4. FRED DURST To "durst": When something reaches a point where it is no longer enjoyable. It refers the point where the world went from enjoying Limp Bizkit to realizing that Fred Durst is an intolerable douchebag with no discernible talent. When Urban Dictionary has a term derived from your last name and your stupid antics, you know you belong on a Top 10 list somewhere.

And that, in part, is why Fred Durst, of the pseudo-nu-metal band Limp Bizkit, is my choice for this list. However, it's not just Durst's shitty personality that made him a prime choice -- Limp Bizkit's music is ear-grating, recycled, screechy junk -- and Durst's lyrical ingenuity is equivalent to that of a block of cheese. ANGELICA LEICHT

Limp Bizkit plays House of Blues Wednesday, May 29.

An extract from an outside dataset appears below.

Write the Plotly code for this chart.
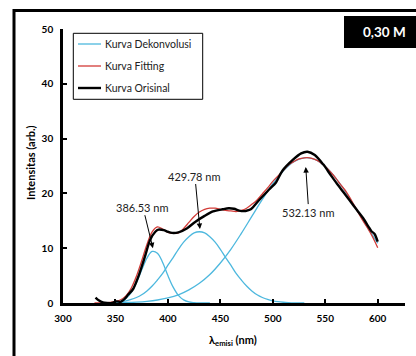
import plotly.graph_objects as go

# ---- data ----
wl_orig = [331, 334, 338, 342, 347, 351, 355, 358, 362, 367, 372, 378, 383, 388, 391, 396,
           400, 404, 410, 418, 426, 435, 443, 452, 458, 463, 469, 474, 479, 487, 497, 503,
           509, 519, 527, 533, 540, 548, 555, 561, 567, 573, 580, 586, 591, 594, 597, 600]
y_orig = [1.0, 0.5, 0.1, 0.0, 0.0, 0.3, 0.2, 0.6, 1.5, 2.6, 4.9, 8.4, 11.5, 13.0, 13.4, 13.3,
          13.0, 12.8, 12.9, 13.6, 14.8, 15.9, 16.7, 17.1, 17.3, 17.2, 16.8, 16.8, 17.1, 18.8, 20.8, 22.0,
          24.1, 26.1, 27.3, 27.6, 27.0, 25.3, 23.4, 21.8, 20.3, 18.8, 17.0, 15.5, 14.0, 13.1, 12.6, 11.2]

wl_fit = [330, 335, 340, 345, 350, 355, 360, 365, 370, 375, 380, 385, 390, 395, 400, 405,
          410, 415, 420, 425, 430, 435, 440, 445, 450, 455, 460, 465, 470, 475, 480, 485,
          490, 495, 500, 505, 510, 515, 520, 525, 530, 535, 540, 545, 550, 555, 560, 565,
          570, 575, 580, 585, 590, 595, 600]
y_fit = [0.0, 0.0, 0.0, 0.1, 0.3, 0.6, 1.3, 2.7, 4.9, 7.7, 10.7, 13.0, 13.9, 13.5, 12.9, 12.7,
         12.8, 13.6, 14.7, 15.8, 16.6, 17.1, 17.3, 17.3, 17.1, 16.9, 16.8, 16.7, 16.9, 17.3, 18.0, 18.8,
         19.9, 21.0, 22.2, 23.2, 24.2, 25.2, 25.8, 26.3, 26.5, 26.5, 26.2, 25.7, 24.9, 23.9, 22.8, 21.5,
         20.3, 18.7, 17.0, 15.3, 13.8, 12.1, 10.1]

wl_p1 = [345, 350, 355, 360, 365, 370, 375, 380, 385, 390, 395, 400, 405, 410, 415, 420, 425, 430, 440]
y_p1 = [0.02, 0.09, 0.30, 0.83, 1.9, 3.7, 6.0, 8.2, 9.4, 9.1, 7.4, 5.0, 2.9, 1.4, 0.57, 0.19, 0.06, 0.01, 0.0]

wl_p2 = [350, 355, 360, 365, 370, 375, 380, 385, 390, 395, 400, 405, 410, 415, 420, 425, 430,
         435, 440, 445, 450, 455, 460, 465, 470, 475, 480, 485, 490, 495, 500, 505, 510, 515, 520, 530]
y_p2 = [0.14, 0.24, 0.40, 0.64, 1.0, 1.5, 2.2, 3.1, 4.2, 5.4, 6.9, 8.3, 9.8, 11.1, 12.1, 12.8, 13.0,
        12.8, 12.1, 11.1, 9.8, 8.3, 6.9, 5.4, 4.2, 3.1, 2.2, 1.5, 1.0, 0.64, 0.40, 0.24, 0.14, 0.08, 0.04, 0.0]

wl_p3 = [350, 360, 370, 380, 390, 400, 410, 420, 430, 440, 450, 460, 470, 480, 490, 500,
         510, 520, 530, 540, 550, 560, 570, 580, 590, 600]
y_p3 = [0.05, 0.09, 0.17, 0.31, 0.55, 0.93, 1.5, 2.4, 3.6, 5.2, 7.3, 9.8, 12.7, 15.8, 18.9, 21.8,
        24.1, 25.8, 26.5, 26.2, 24.9, 22.8, 20.1, 17.0, 13.9, 10.9]

peak_labels = ["386.53 nm", "429.78 nm", "532.13 nm"]
peak_x = [385.7, 430.5, 531.4]
peak_y = [10.0, 13.5, 24.8]
peak_ax = [-10, -5, 3]
peak_ay = [-41, -53, 45]

legend_names = ["Kurva Dekonvolusi", "Kurva Fitting", "Kurva Orisinal"]

x_ticks = [300, 350, 400, 450, 500, 550, 600]
y_ticks = [0, 10, 20, 30, 40, 50]

BLUE = "#4db8de"
RED = "#d23a36"
FONT = "Lato"
colors = [BLUE, RED, "black"]
widths = [1.3, 1.3, 2.4]

fig = go.Figure()
fig.add_trace(go.Scatter(x=wl_p1, y=y_p1, mode="lines", name=legend_names[0],
                         line=dict(color=BLUE, width=1.3, shape="spline")))
fig.add_trace(go.Scatter(x=wl_p2, y=y_p2, mode="lines", name=legend_names[0],
                         line=dict(color=BLUE, width=1.3, shape="spline")))
fig.add_trace(go.Scatter(x=wl_p3, y=y_p3, mode="lines", name=legend_names[0],
                         line=dict(color=BLUE, width=1.3, shape="spline")))
fig.add_trace(go.Scatter(x=wl_fit, y=y_fit, mode="lines", name=legend_names[1],
                         line=dict(color=RED, width=1.3, shape="spline")))
fig.add_trace(go.Scatter(x=wl_orig, y=y_orig, mode="lines", name=legend_names[2],
                         line=dict(color="black", width=2.4, shape="spline", smoothing=0.8)))

W, H = 416, 356
L, R, T, B = 63, 11, 29, 53


def px(xp):
    return xp / W


def py(yp):
    return 1 - yp / H


for lab, x, y, ax, ay in zip(peak_labels, peak_x, peak_y, peak_ax, peak_ay):
    fig.add_annotation(x=x, y=y, text=lab, showarrow=True, ax=ax, ay=ay,
                       arrowhead=2, arrowsize=1.1, arrowwidth=1, arrowcolor="black",
                       font=dict(family=FONT, size=11, color="#222"))

# outer frame (left and top edges visible)
fig.add_shape(type="rect", xref="paper", yref="paper",
              x0=px(14), x1=px(425), y0=py(365), y1=py(10.5),
              line=dict(color="black", width=3), fillcolor="rgba(0,0,0,0)", layer="above")
# label box
fig.add_shape(type="rect", xref="paper", yref="paper",
              x0=px(344), x1=px(430), y0=py(48), y1=py(16),
              line=dict(width=0), fillcolor="black", layer="above")
fig.add_annotation(xref="paper", yref="paper", x=px(384.5), y=py(32), text="<b>0,30 M</b>",
                   xanchor="center", yanchor="middle",
                   showarrow=False, font=dict(family=FONT, size=13.5, color="white"))

# legend box drawn by hand
fig.add_shape(type="rect", xref="paper", yref="paper",
              x0=px(73.3), x1=px(202.7), y0=py(99.3), y1=py(33.3),
              line=dict(color="black", width=1), fillcolor="white", layer="above")
for i, (nm, c, w) in enumerate(zip(legend_names, colors, widths)):
    yy = 44 + 22 * i
    fig.add_shape(type="line", xref="paper", yref="paper",
                  x0=px(78), x1=px(101), y0=py(yy), y1=py(yy),
                  line=dict(color=c, width=w), layer="above")
    fig.add_annotation(xref="paper", yref="paper", x=px(103), y=py(yy), text=nm,
                       xanchor="left", yanchor="middle", showarrow=False,
                       font=dict(family=FONT, size=10.5, color="#222"))

# axis titles
fig.add_annotation(xref="paper", yref="paper", x=px(30.5), y=py(162.5),
                   text="<b>Intensitas (arb.)</b>", textangle=-90, showarrow=False,
                   xanchor="center", yanchor="middle",
                   font=dict(family=FONT, size=11, color="black"))
fig.add_annotation(xref="paper", yref="paper", x=px(233), y=py(340),
                   text="<b>λ<sub>emisi</sub> (nm)</b>", showarrow=False,
                   xanchor="center", yanchor="middle",
                   font=dict(family=FONT, size=11, color="black"))

fig.update_layout(
    width=W, height=H,
    margin=dict(l=0, r=0, t=0, b=0, autoexpand=False),
    paper_bgcolor="white", plot_bgcolor="white",
    font=dict(family=FONT, color="black"),
    showlegend=False,
    xaxis=dict(domain=[L / W, (W - R) / W], range=[300, 626], tickvals=x_ticks,
               ticks="inside", ticklen=4, tickwidth=2,
               tickcolor="black", showline=True, linewidth=2.6, linecolor="black",
               showgrid=False, zeroline=False, ticklabelstandoff=4, automargin=False,
               tickfont=dict(family=FONT, size=10, weight="bold")),
    yaxis=dict(domain=[B / H, (H - T) / H], range=[0, 50], tickvals=y_ticks,
               ticks="inside", ticklen=4, tickwidth=2,
               tickcolor="black", showline=True, linewidth=2.6, linecolor="black",
               showgrid=False, zeroline=False, ticklabelstandoff=5, automargin=False,
               tickfont=dict(family=FONT, size=10, weight="bold")),
)

fig.write_html("out.html", config={"displayModeBar": False},
               post_script="document.body.style.margin='0';document.body.style.overflow='hidden';")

3. SULLY ERNA (GODSMACK) Godsmack's debut, self-titled album sounded like diluted Metallica B-sides, sung by James Hetfield's stand-in. They haven't gotten better with time, either. In fact, Erna's crooning has worsened. When the band doesn't sound like watered-down Metallica, they try to sound like Alice in Chains, as their name suggest. And if lacking vocal prowess wasn't enough, Erna also has a reputation for being unapproachable and haughty. Here's hoping he sticks with promoting alcohol. MATTHEW KEEVER

Sully Erna will be at Spec's Warehouse (2410 Smith) for a promotional appearance for Pura Vida tequila from 6-8 p.m. Friday.

2. SCOTT STAPP (CREED) There's nothing worse than an egotistical, overrated musician, and Creed's Scott Stapp takes the cake. His vocal chops received way more critical hype than they deserved, and he ran a group of hard-working, talented musicians into the ground, despite their ability (for reasons unknown to me) to sell million of albums.

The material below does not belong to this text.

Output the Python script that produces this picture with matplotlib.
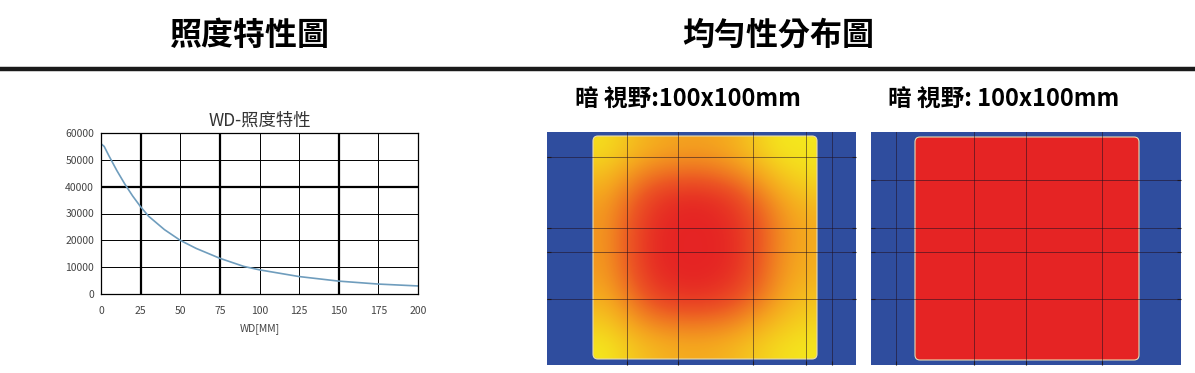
import numpy as np
import matplotlib
matplotlib.use('Agg')
import matplotlib.pyplot as plt
from matplotlib.colors import LinearSegmentedColormap
from matplotlib.patches import FancyBboxPatch

plt.rcParams['font.family'] = ['Noto Sans CJK TC', 'DejaVu Sans']

# DATA
# WD-照度特性 krivka
wd = [0, 2, 5, 10, 15, 20, 25, 30, 40, 50, 60, 75, 90, 100, 125, 150, 175, 200]
lux = [56000, 55000, 51500, 46000, 41000, 36500, 32500, 29000, 24000, 20000,
       17000, 13300, 10300, 9000, 6500, 4800, 3700, 3000]
x_ticks = [0, 25, 50, 75, 100, 125, 150, 175, 200]
y_ticks = [0, 10000, 20000, 30000, 40000, 50000, 60000]
thick_x = [25, 75, 150]
thick_y = [40000]

# rozlozeni intenzity - 0 = zluta, 1 = cervena
uniform_left = np.array([
    [0.05, 0.20, 0.30, 0.35, 0.35, 0.30, 0.15, 0.00, 0.00],
    [0.20, 0.40, 0.55, 0.60, 0.60, 0.50, 0.35, 0.15, 0.05],
    [0.35, 0.60, 0.85, 0.95, 0.95, 0.85, 0.60, 0.35, 0.20],
    [0.40, 0.70, 0.95, 1.00, 1.00, 0.95, 0.75, 0.45, 0.30],
    [0.40, 0.72, 0.97, 1.00, 1.00, 0.97, 0.75, 0.45, 0.30],
    [0.38, 0.68, 0.95, 1.00, 1.00, 0.95, 0.72, 0.42, 0.28],
    [0.30, 0.55, 0.80, 0.90, 0.90, 0.80, 0.60, 0.35, 0.20],
    [0.15, 0.35, 0.50, 0.55, 0.55, 0.50, 0.35, 0.20, 0.10],
    [0.00, 0.15, 0.25, 0.30, 0.30, 0.25, 0.15, 0.05, 0.00],
])
uniform_right = np.array([[1.0, 1.0], [1.0, 1.0]])

header_left = '照度特性圖'
header_right = '均勻性分布圖'
chart_title = 'WD-照度特性'
sub_title_left = '暗 視野:100x100mm'
sub_title_right = '暗 視野: 100x100mm'

# LAYOUT (pixely)
W, H = 1195, 373
blue = '#2f4d9e'
cmap = LinearSegmentedColormap.from_list(
    'yor', [(0.0, '#f5e61d'), (0.35, '#f4a21f'), (0.7, '#ec5623'), (1.0, '#e52424')])


def px_axes(fig, x0, y0, x1, y1):
    return fig.add_axes([x0 / W, 1 - y1 / H, (x1 - x0) / W, (y1 - y0) / H])


fig = plt.figure(figsize=(W / 100, H / 100), dpi=100)

# hlavicky a cara
fig.text(250 / W, 1 - 36 / H, header_left, ha='center', va='center',
         fontsize=23, fontweight='bold')
fig.text(778 / W, 1 - 36 / H, header_right, ha='center', va='center',
         fontsize=23, fontweight='bold')
fig.add_artist(plt.Line2D([0, 1], [1 - 68.5 / H] * 2, color='#1a1a1a', lw=3.2,
                          transform=fig.transFigure))

# graf vlevo
ax = px_axes(fig, 101, 133, 418, 294)
ax.plot(wd, lux, color='#6f9dbd', lw=1.2)
ax.set_xlim(0, 200)
ax.set_ylim(0, 60000)
ax.set_xticks(x_ticks)
ax.set_yticks(y_ticks)
ax.set_xticklabels([str(v) for v in x_ticks], fontsize=7.5, color='#444', fontweight='medium')
ax.set_yticklabels([str(v) for v in y_ticks], fontsize=7.5, color='#444', fontweight='medium')
ax.tick_params(axis='x', length=0, pad=9)
ax.tick_params(axis='y', length=0, pad=5)
for v in x_ticks[1:-1]:
    ax.axvline(v, color='black', lw=1.6 if v in thick_x else 0.7, zorder=0)
for v in y_ticks[1:-1]:
    ax.axhline(v, color='black', lw=1.6 if v in thick_y else 0.7, zorder=0)
for s in ax.spines.values():
    s.set_linewidth(0.9)
ax.set_title(chart_title, fontsize=12.5, color='#333', pad=5)
ax.set_xlabel('WD[MM]', fontsize=7.5, color='#444', labelpad=5, fontweight='medium')


def heat_panel(x0, x1, data, inner, vgrid, hgrid, sub, sub_x):
    axh = px_axes(fig, x0, 132, x1, 365)
    axh.set_facecolor(blue)
    w = x1 - x0
    axh.set_xlim(0, w)
    axh.set_ylim(233, 0)
    ix0, iy0, ix1, iy1 = inner
    box = FancyBboxPatch((ix0, iy0), ix1 - ix0, iy1 - iy0,
                         boxstyle='round,pad=0,rounding_size=5',
                         facecolor='none', edgecolor='#e8dcb0', lw=0.8, zorder=3)
    axh.add_patch(box)
    im = axh.imshow(data, cmap=cmap, vmin=0, vmax=1, extent=(ix0, ix1, iy1, iy0),
                    interpolation='bicubic', aspect='auto', zorder=2)
    im.set_clip_path(box)
    for v in vgrid:
        axh.axvline(v, color='#201020', lw=0.7, alpha=0.55, zorder=4)
    for v in hgrid:
        axh.axhline(v, color='#201020', lw=0.7, alpha=0.55, zorder=4)
    axh.set_xticks(vgrid)
    axh.set_yticks(hgrid)
    axh.tick_params(direction='in', length=3, color='#222', labelleft=False,
                    labelbottom=False, right=True)
    for s in axh.spines.values():
        s.set_visible(False)
    fig.text(sub_x / W, 1 - 100 / H, sub, ha='left', va='center',
             fontsize=17, fontweight='bold')


heat_panel(547, 856, uniform_left, (46, 4, 270, 227),
           [80, 131, 206, 259, 285], [25, 96, 120, 167], sub_title_left, 575)
heat_panel(871, 1181, uniform_right, (44, 5, 268, 228),
           [25, 103, 155, 231], [48, 96, 120, 167], sub_title_right, 888)

fig.savefig('out.png', dpi=100)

I'm not going to bother to go too far into the war stories about Stapp's antics, but their own fans sued them over an incredibly bad show in Chicago in 2003. Not to mention we all remember that awful sex tape with Kid Rock, who stated that he was mainly embarrassed that people learned he was hanging out with Scott Stapp. ANGELICA LEICHT

1. AXL ROSE (GUNS N' ROSES) At the very best of times, Axl Rose's voice sounds like a sandblaster in dire need of an oil change. Beginning with Guns N' Roses Use Your Illusion World Tour, the best of times started to become pretty few and far between. No doubt helped along by his habitual tobacco use, the singer's voice was a terribly hit-or-miss proposition even during they band's peak of fame.

That was 20 years ago. Today, the new Guns N' Roses plays most of the old classics tuned down a step just to give the singer a fighting chance at hitting some of those high notes. If you're planning on attending their show at House of Blues on Tuesday, just remember that "Patience" ain't just a song. NATHAN SMITH

Guns N' Roses plays House of Blues (seriously) Tuesday, May 28.